More recent topics have included the British Linen Company and its slavery connection; the evolution of Edinburgh's Royal Botanic Garden; the Edinburgh Association for Improving the Condition of the Poor; James Nicolson, a Jacobite Martyr from Leith; and the role of Sir Walter Scott in inventing Scotch Baronial Architecture. Volumes published between 1908 and 2008 have been digitized and are accessible on the Club's website.

== Lectures and visits ==
In addition to this journal, the Club arranges annual programmes of talks and visits. In 2022–23, the lectures featured topics including education in Edinburgh (on secondary schools and on school design pre-1880), 'Going to the Pictures' and the research networks of the Royal Observatory. ] Every summer, the Club organises visits and walks.

== Projects ==
The OEC has helped to fund projects such as the Southside Graveyards project, which has restored more than 200 gravestones in Grange Cemetery in collaboration with the Grange Association and the City Council. It provides an annual prize at the University of Edinburgh for postgraduate research on the city's history and has co-funded research into the public sculpture of Edinburgh which contributed to a two-volume publication in 2018.

=== Grants and bursaries ===
The club has benefitted from legacies, enabling it to offer grants and bursaries. It launched the Jean Guild Grants programme in April 2023 and awarded several project and research grants. These include Old Edinburgh Reborn which combines CGI techniques with historic sources to create photorealistic images of 1700s Edinburgh, and 'Reviving the Trinity Stones', a project of the Trinity Network to identify stones which were once part of the Trinity Apse but used in later buildings in the city.

The OEC has awarded two Jean Butchart Bursaries to postgraduate students: one to assist Edinburgh City Libraries in cataloguing their unique manuscript collection, the other to improve the online visibility of articles contained in the Book of the Old Edinburgh Club. The Library Service has published several blog articles on finds amongst the manuscripts, such as one on a 1705 'Journey to Edenborough' and the notebooks of engineer and antiquarian Charles Boog Watson who meticulously recorded much about the city, notably its streets and the closes and wynds of the Old Town.

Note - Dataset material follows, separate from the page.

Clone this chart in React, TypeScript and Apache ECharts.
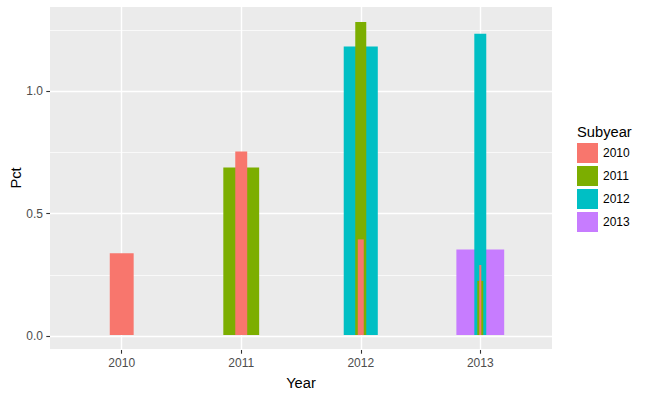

=== Bibliography of Edinburgh History and building records ===
The OEC has created an online Bibliography of Edinburgh History containing over 2,000 books, articles and other documents, intended as a first stop for anyone researching the city's history. It has also helped to fund the cataloguing and digitization of petitions and drawings submitted to the Dean of Guild and held by Edinburgh City Archives, undertaken by Dr Joe Rock. This provides a directory of proposals for new development and building alterations between 1700 and 1824, including the period of the New Town's construction.